**Work required:** Extract, exactly, the lines from the line containing "Rebuild this diagram" to the line containing "(budget) at (254,217)", with both lines included and any pictures left out.

===== Records to use

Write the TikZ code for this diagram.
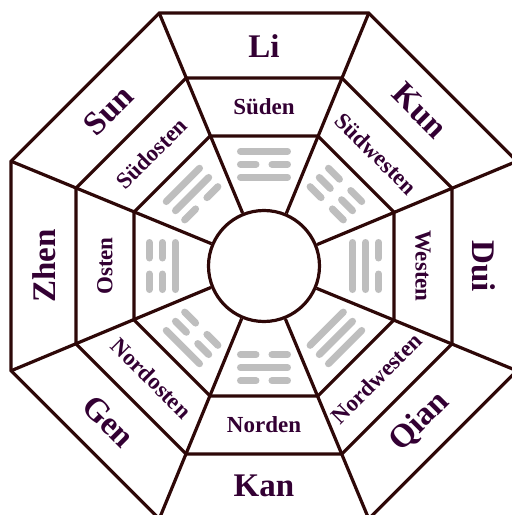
\documentclass[tikz,border=0pt]{standalone}
\usepackage{fontspec}
\setmainfont{Liberation Serif}
\usetikzlibrary{positioning}
\definecolor{Ink}{HTML}{2E0808}
\definecolor{Plum}{HTML}{330033}
\definecolor{Yao}{HTML}{BEBEBE}
% one line of a trigram: #1 = distance from the centre, #2 = 1 solid / 0 broken
\newcommand{\yao}[2]{%
  \ifnum#2=1 \draw[yaoline] (-23.5,#1) -- (23.5,#1);
  \else \draw[yaoline] (-23.5,#1) -- (-8,#1) (8,#1) -- (23.5,#1); \fi}
% trigram at angle #1, lines from inside out
\newcommand{\trigram}[4]{%
  \begin{scope}[rotate=#1-90]
    \yao{88.7}{#2}\yao{101.7}{#3}\yao{114.7}{#4}
  \end{scope}}
\begin{document}
\begin{tikzpicture}[x=1pt,y=1pt,
  wall/.style={line width=3.2pt,draw=Ink},
  yaoline/.style={line width=7pt,draw=Yao,line cap=round},
  guaname/.style={text=Plum,inner sep=0pt,font=\bfseries\fontsize{33}{36}\selectfont},
  dirname/.style={text=Plum,inner sep=0pt,font=\bfseries\fontsize{23}{25}\selectfont}
]
\path[fill=white] (-264,-249) rectangle (248,266);
\useasboundingbox (-264,-249) rectangle (248,266);
% trigrams
\trigram{90}{1}{0}{1}
\trigram{45}{0}{0}{0}
\trigram{0}{1}{1}{0}
\trigram{-45}{1}{1}{1}
\trigram{-90}{0}{1}{0}
\trigram{-135}{0}{0}{1}
\trigram{180}{1}{0}{0}
\trigram{135}{0}{1}{1}
% rings
\foreach \R in {140.7,203.5,273.8}
  \draw[wall] (22.5:\R) \foreach \k in {1,...,7} {-- (22.5+45*\k:\R)} -- cycle;
\node[wall,circle,fill=white,inner sep=0pt,minimum size=111pt] (hub) at (0,0) {};
\foreach \a in {22.5,67.5,...,337.5}
  \draw[wall] (hub.\a) -- (\a:273.8);
% outer names
\node[guaname] (li) at (90:220) {Li};
\node[guaname,rotate=-45] (kun) at (45:220) {Kun};
\node[guaname,rotate=-90] (dui) at (0:220) {Dui};
\node[guaname,rotate=45] (qian) at (-45:220) {Qian};
\node[guaname] (kan) at (-90:220) {Kan};
\node[guaname,rotate=-45] (gen) at (-135:220) {Gen};
\node[guaname,rotate=90] (zhen) at (180:220) {Zhen};
\node[guaname,rotate=45] (sun) at (135:220) {Sun};
% directions
\node[dirname] (sueden) at (90:159) {Süden};
\node[dirname,rotate=-45] (suedwesten) at (45:159) {Südwesten};
\node[dirname,rotate=-90] (westen) at (0:159) {Westen};
\node[dirname,rotate=45] (nordwesten) at (-45:159) {Nordwesten};
\node[dirname] (norden) at (-90:159) {Norden};
\node[dirname,rotate=-45] (nordosten) at (-135:159) {Nordosten};
\node[dirname,rotate=90] (osten) at (180:159) {Osten};
\node[dirname,rotate=45] (suedosten) at (135:159) {Südosten};
\end{tikzpicture}
\end{document}
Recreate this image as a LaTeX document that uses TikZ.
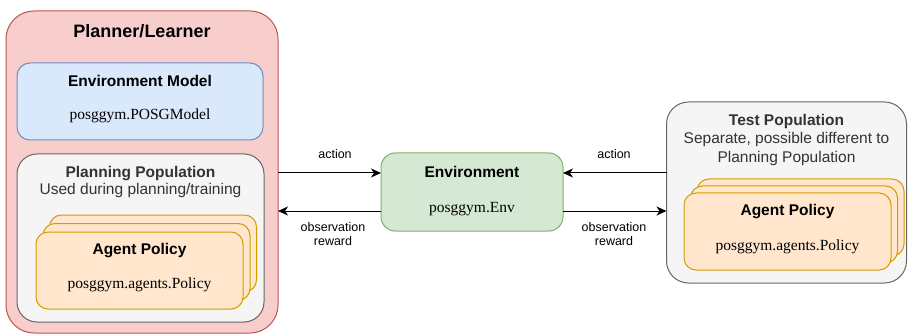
\documentclass[tikz,border=0pt]{standalone}
\usepackage{fontspec}
\setmainfont{Liberation Serif}
\setsansfont{Liberation Sans}
\usetikzlibrary{arrows.meta}
\definecolor{redfill}{HTML}{F8CECC}\definecolor{redline}{HTML}{B85450}
\definecolor{bluefill}{HTML}{DAE8FC}\definecolor{blueline}{HTML}{6C8EBF}
\definecolor{greyfill}{HTML}{F5F5F5}\definecolor{greyline}{HTML}{666666}
\definecolor{orangefill}{HTML}{FFE6CC}\definecolor{orangeline}{HTML}{D79B00}
\definecolor{greenfill}{HTML}{D5E8D4}\definecolor{greenline}{HTML}{82B366}
\definecolor{greytext}{HTML}{333333}
\begin{document}
\begin{tikzpicture}[x=1pt,y=-1pt,
  box/.style={line width=1pt, inner sep=0, outer sep=0},
  bigtitle/.style={font=\sffamily\bfseries\fontsize{18}{21}\selectfont, inner sep=0, text height=13pt, text depth=0pt},
  ttl/.style={font=\sffamily\bfseries\fontsize{15.5}{18}\selectfont, inner sep=0, text height=11pt, text depth=0pt},
  sub/.style={font=\sffamily\fontsize{15.5}{18}\selectfont, inner sep=0, text height=11pt, text depth=0pt},
  code/.style={font=\rmfamily\fontsize{15.5}{18}\selectfont, inner sep=0, text height=10pt, text depth=0pt},
  lbl/.style={font=\sffamily\fontsize{12.5}{15}\selectfont, inner sep=0, text height=9pt, text depth=0pt},
  arr/.style={line width=1pt, -{Stealth[length=10pt,width=9pt,inset=3pt]}},
  card/.style={box, draw=orangeline, fill=orangefill, rounded corners=12pt, minimum width=207pt, minimum height=77pt}
]
\useasboundingbox (0,0) rectangle (908,334);

% Planner/Learner
\node[box, draw=redline, fill=redfill, rounded corners=28pt, minimum width=272pt, minimum height=322pt] (planner) at (142,172) {};
\node[bigtitle] (plannert) at (142,31) {Planner/Learner};

% Environment model
\node[box, draw=blueline, fill=bluefill, rounded corners=13pt, minimum width=246pt, minimum height=77pt] (envmodel) at (140,101.5) {};
\node[ttl] (envmodelt) at (140,81) {Environment Model};
\node[code] (envmodelc) at (140,115) {posggym.POSGModel};

% Planning population
\node[box, draw=greyline, fill=greyfill, rounded corners=20pt, minimum width=247pt, minimum height=168pt] (planpop) at (140.5,238) {};
\node[ttl, text=greytext] (planpopt) at (140.5,172) {Planning Population};
\node[sub, text=greytext] (planpops) at (140.5,189) {Used during planning/training};

\node[card] (lapb) at (153,253.5) {};
\node[card] (lapm) at (146.5,262) {};
\node[card] (lap) at (139.5,270.5) {};
\node[ttl] (lapt) at (139.5,249) {Agent Policy};
\node[code] (lapc) at (139.5,283) {posggym.agents.Policy};

% Environment
\node[box, draw=greenline, fill=greenfill, rounded corners=14pt, minimum width=182pt, minimum height=78pt] (env) at (472,192) {};
\node[ttl] (envt) at (472,172) {Environment};
\node[code] (envc) at (472,207) {posggym.Env};

% Test population
\node[box, draw=greyline, fill=greyfill, rounded corners=22pt, minimum width=240pt, minimum height=181pt] (test) at (786.5,192.5) {};
\node[ttl, text=greytext] (testt) at (786.5,120) {Test Population};
\node[sub, text=greytext] (tests1) at (786.5,138) {Separate, possible different to};
\node[sub, text=greytext] (tests2) at (786.5,157) {Planning Population};

\node[card] (rapb) at (800.5,217.5) {};
\node[card] (rapm) at (794,224.5) {};
\node[card] (rap) at (787.5,231.5) {};
\node[ttl] (rapt) at (787.5,210) {Agent Policy};
\node[code] (rapc) at (787.5,245) {posggym.agents.Policy};

% Connectors
\draw[arr] (planner.east |- 0,173) -- (env.west |- 0,173);
\draw[arr] (env.west |- 0,211) -- (planner.east |- 0,211);
\draw[arr] (test.west |- 0,173) -- (env.east |- 0,173);
\draw[arr] (env.east |- 0,211) -- (test.west |- 0,211);

\node[lbl] (la1) at (335,154) {action};
\node[lbl] (lo1) at (333,227) {observation};
\node[lbl] (lr1) at (333,241) {reward};
\node[lbl] (la2) at (614,154) {action};
\node[lbl] (lo2) at (614,227) {observation};
\node[lbl] (lr2) at (614,241) {reward};
\end{tikzpicture}
\end{document}
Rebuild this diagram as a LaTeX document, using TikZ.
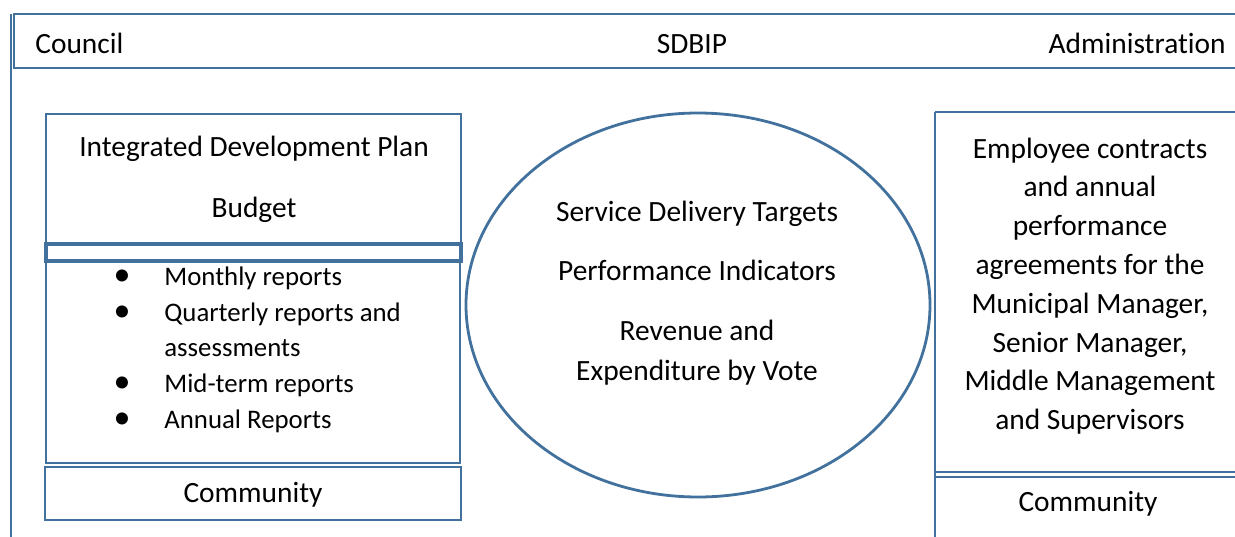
\documentclass[tikz,border=0pt]{standalone}
\usepackage{fontspec}
\setmainfont[Ligatures=NoCommon]{Carlito}
\definecolor{frameblue}{RGB}{65, 113, 156}
\usetikzlibrary{positioning}
\tikzset{
  frame/.style={draw=frameblue, line width=1.4pt},
  lbl/.style={font=\fontsize{14.7}{19.4}\selectfont, inner sep=0pt, anchor=base},
  item/.style={font=\fontsize{13.4}{19.4}\selectfont, inner sep=0pt, anchor=base west},
  blt/.style={font=\fontsize{17}{19.4}\selectfont, inner sep=0pt, anchor=base},
}

\begin{document}
\begin{tikzpicture}[x=0.5pt, y=-0.5pt]
  \useasboundingbox (0,0) rectangle (1235,536);
  \clip (0,0) rectangle (1235,536);

  % Header band
  \draw[frame] (11,14) -- (11,540);
  \draw[frame] (14,14) rectangle (1245,68);
  \node[lbl, anchor=base west] (council) at (35,53) {Council};
  \node[lbl] (sdbip) at (692,53) {SDBIP};
  \node[lbl, anchor=base east] (admin) at (1226,53) {Administration};

  % Left column
  \draw[frame] (46,114) rectangle (461,244);
  \draw[frame, line width=1.7pt] (46,244) rectangle (461,261);
  \draw[frame] (46,261) rectangle (460,463);
  \draw[frame] (45,467) rectangle (461,520);
  \node[lbl] (idp) at (254,156) {Integrated Development Plan};
  \node[lbl] (budget) at (254,217) {Budget};

  \node[blt] (b1) at (122,285) {\textbullet};
  \node[item] (monthly) at (164,285) {Monthly reports};
  \node[blt] (b2) at (122,321) {\textbullet};
  \node[item] (quarterly) at (164,321) {Quarterly reports and};
  \node[item] (assess) at (164,356) {assessments};
  \node[blt] (b3) at (122,392) {\textbullet};
  \node[item] (midterm) at (164,392) {Mid-term reports};
  \node[blt] (b4) at (122,428) {\textbullet};
  \node[item] (annual) at (164,428) {Annual Reports};

  \node[lbl] (commleft) at (253,502) {Community};

  % SDBIP ellipse
  \draw[frame] (698,305) ellipse [x radius=232, y radius=192];
  \node[lbl] (sdt) at (697,221) {Service Delivery Targets};
  \node[lbl] (pi) at (697,280) {Performance Indicators};
  \node[lbl] (rev) at (697,340) {Revenue and};
  \node[lbl] (exp) at (697,380) {Expenditure by Vote};

  % Right column
  \draw[frame] (935,112) -- (935,540);
  \draw[frame] (935,112) -- (1245,112);
  \draw[frame] (935,472) -- (1245,472);
  \draw[frame] (935,477) -- (1245,477);
  \node[lbl, anchor=center, align=center] (contracts) at (1090,286) {Employee contracts\\and annual\\performance\\agreements for the\\Municipal Manager,\\Senior Manager,\\Middle Management\\and Supervisors};
  \node[lbl] (commright) at (1088,511) {Community};
\end{tikzpicture}
\end{document}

==========

**The output:**
Rebuild this diagram as a LaTeX document, using TikZ.
\documentclass[tikz,border=0pt]{standalone}
\usepackage{fontspec}
\setmainfont[Ligatures=NoCommon]{Carlito}
\definecolor{frameblue}{RGB}{65, 113, 156}
\usetikzlibrary{positioning}
\tikzset{
  frame/.style={draw=frameblue, line width=1.4pt},
  lbl/.style={font=\fontsize{14.7}{19.4}\selectfont, inner sep=0pt, anchor=base},
  item/.style={font=\fontsize{13.4}{19.4}\selectfont, inner sep=0pt, anchor=base west},
  blt/.style={font=\fontsize{17}{19.4}\selectfont, inner sep=0pt, anchor=base},
}

\begin{document}
\begin{tikzpicture}[x=0.5pt, y=-0.5pt]
  \useasboundingbox (0,0) rectangle (1235,536);
  \clip (0,0) rectangle (1235,536);

  % Header band
  \draw[frame] (11,14) -- (11,540);
  \draw[frame] (14,14) rectangle (1245,68);
  \node[lbl, anchor=base west] (council) at (35,53) {Council};
  \node[lbl] (sdbip) at (692,53) {SDBIP};
  \node[lbl, anchor=base east] (admin) at (1226,53) {Administration};

  % Left column
  \draw[frame] (46,114) rectangle (461,244);
  \draw[frame, line width=1.7pt] (46,244) rectangle (461,261);
  \draw[frame] (46,261) rectangle (460,463);
  \draw[frame] (45,467) rectangle (461,520);
  \node[lbl] (idp) at (254,156) {Integrated Development Plan};
  \node[lbl] (budget) at (254,217) {Budget};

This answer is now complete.